Well, I always just tried to ask people questions that allowed them to maintain their dignity when they answered. Try to respect people and leave them their dignity. No one comes into the emergency room because they had a great day. It’s a heart attack, a stroke, a broken bone or something. People who had to leave the track midway through the race, I would have to talk to them. They had had a bad day too. You only talk to one guy every week who had a good day, and that was the winner. Same thing with college football. You talk to a lot of guys throughout the week, but there are a lot of them that are having a bad season or a bad half. You really have to be careful how you pose a question so that you are not implying or inferring guilt or questioning their coaching or driving ability. The biggest difference is that in the emergency room, I have to ask direct questions. On the race track, I usually ask the hard-working, open-ended questions. You want a more lengthy, in-depth answer, so you can get it out there before they get mad and stomp off.

The medical profession, auto racing, college football, the media are all such different things. How do you mix and mingle them all?

I’m back doing a little more college football now as a play-by-play announcer as opposed to sideline reporter. I enjoy the relationships I have with coaches. I enjoy spending time with head coaches and assistant coaches. The same way with team physicians and trainers. I do a lot of speaking on sports subjects, about sports media, about what to say and what not to say. I’m also involved in some studies with head and neck injuries and helmet development. I still do medical speaking. So I always try to treat the coaches, the doctors, the trainers, the media as if we are all one big family. Everyone is a little different, but I think it all goes back to having good relationships with everyone. Some of the younger football coaches don’t know me well enough to trust me yet, but others who know who I am are very open to me being around their programs. Things have changed through the years, but I have created lots of great memories both in auto racing and in college football.

You got your start with stock car racing, but you’ve done a lot of Indy car racing for ABC and ESPN. How are the two things similar and different?

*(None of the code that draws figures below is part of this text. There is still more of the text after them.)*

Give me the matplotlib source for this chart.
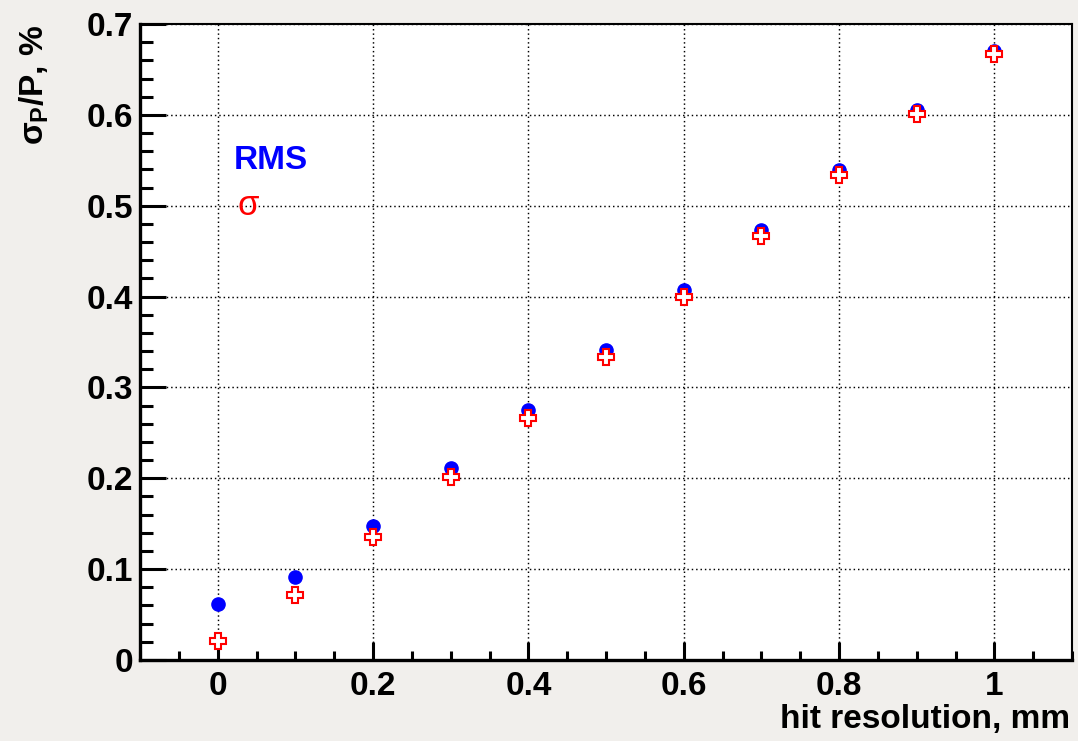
import matplotlib
matplotlib.use("Agg")
import matplotlib.pyplot as plt
from matplotlib.ticker import MultipleLocator, FuncFormatter

# Momentum resolution versus single-hit resolution
hit_res = [0.0, 0.1, 0.2, 0.3, 0.4, 0.5, 0.6, 0.7, 0.8, 0.9, 1.0]
rms = [0.062, 0.091, 0.148, 0.211, 0.275, 0.341, 0.407, 0.473, 0.539, 0.605, 0.670]
sigma = [0.021, 0.071, 0.135, 0.201, 0.266, 0.333, 0.400, 0.467, 0.534, 0.601, 0.667]

x_label = "hit resolution, mm"
y_label = r"$\sigma_{P}/P$, %"
rms_label = "RMS"
sigma_label = "σ"

plt.rcParams["font.family"] = ["Liberation Sans", "DejaVu Sans"]
plt.rcParams["font.weight"] = "bold"
plt.rcParams["mathtext.fontset"] = "custom"
plt.rcParams["mathtext.rm"] = "Liberation Sans:bold"
plt.rcParams["mathtext.it"] = "Liberation Sans:bold"
plt.rcParams["mathtext.bf"] = "Liberation Sans:bold"
plt.rcParams["mathtext.sf"] = "Liberation Sans:bold"

bg = "#f1efec"
fig = plt.figure(figsize=(10.78, 7.41), dpi=100, facecolor=bg)
ax = fig.add_axes([140 / 1078, 81 / 741, (1072 - 140) / 1078, (660 - 24) / 741])
ax.set_facecolor("white")

ax.set_xlim(-0.1, 1.1)
ax.set_ylim(0.0, 0.7)

ax.xaxis.set_major_locator(MultipleLocator(0.2))
ax.xaxis.set_minor_locator(MultipleLocator(0.05))
ax.yaxis.set_major_locator(MultipleLocator(0.1))
ax.yaxis.set_minor_locator(MultipleLocator(0.02))

fmt = FuncFormatter(lambda v, p: f"{v:g}" if abs(v) > 1e-9 else "0")
ax.xaxis.set_major_formatter(fmt)
ax.yaxis.set_major_formatter(fmt)

ax.grid(True, which="major", color="black", linestyle=(0, (1, 2.0)), linewidth=1.05)
ax.set_axisbelow(True)

ax.tick_params(axis="both", which="both", direction="in", top=False, right=False,
               labelsize=24, colors="black", width=2.2)
ax.tick_params(axis="x", which="major", length=13, pad=8)
ax.tick_params(axis="x", which="minor", length=6.5)
ax.tick_params(axis="y", which="major", length=19, pad=5)
ax.tick_params(axis="y", which="minor", length=9.5)
for lbl in ax.get_xticklabels() + ax.get_yticklabels():
    lbl.set_fontweight("bold")

for side, lw in (("left", 2.4), ("bottom", 2.4), ("top", 1.5), ("right", 1.5)):
    ax.spines[side].set_linewidth(lw)
    ax.spines[side].set_color("black")

ax.plot(hit_res, rms, linestyle="none", marker="o", markersize=9.5,
        color="#0000ff", markeredgecolor="#0000ff", zorder=3, clip_on=False)
ax.plot(hit_res, sigma, linestyle="none", marker="P", markersize=11,
        markerfacecolor="white", markeredgecolor="#ff0000", markeredgewidth=1.5,
        zorder=4, clip_on=False)

ax.text(0.021, 0.550, rms_label, color="#0000ff", fontsize=24, fontweight="bold",
        ha="left", va="center")
ax.text(0.039, 0.500, sigma_label, color="#ff0000", fontsize=25, fontweight="normal",
        ha="center", va="center")

fig.text(1070 / 1078, 1 - 728 / 741, x_label, fontsize=24, fontweight="bold",
         ha="right", va="baseline")
fig.text(34 / 1078, 1 - 25 / 741, y_label, fontsize=24, rotation=90,
         ha="center", va="top")

fig.savefig("out.png", dpi=100, facecolor=bg)
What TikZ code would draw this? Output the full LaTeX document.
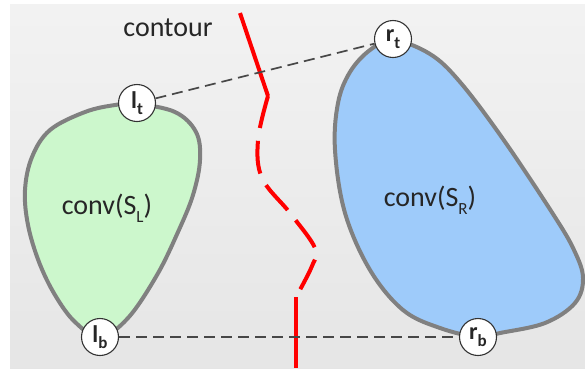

Growing up a stock car boy, I thought there was nothing better than Darlington and the Southern 500, with the track and the pageantry and the parade and the excitement in Darlington and Florence. Then you go to Daytona and see everything that happens there. It’s the Super Bowl of racing to start the year. Then in 1989 I got the chance to go to the Indianapolis 500 and broadcast the race the first time I ever saw it. With all due respect to stock-car racing, there is nothing like the Indy 500, the largest single-day sporting event in the world. For the drivers, you win that one race on that one day and it will change your life forever. Their legacy is assured. You win the pole and they know your name for a week or so. If you win the race, they know your name forever. With this year being the 100th anniversary, they have sold out every seat, every suite and the infield and it will be amazing. I’ve stood beside Super Bowl winning quarterbacks, Cy Young Award-winning pitchers, four-star generals, the Secretary of Defense and watched them shiver with emotion when the cars come around the track and 400,000 people roar. It is a bucket list item, even if you are not a motorsports fan. Even if you are not a sports fan. If you just want to go somewhere for one day and see something that is unlike anything you have ever seen before, the Indy 500 is just that.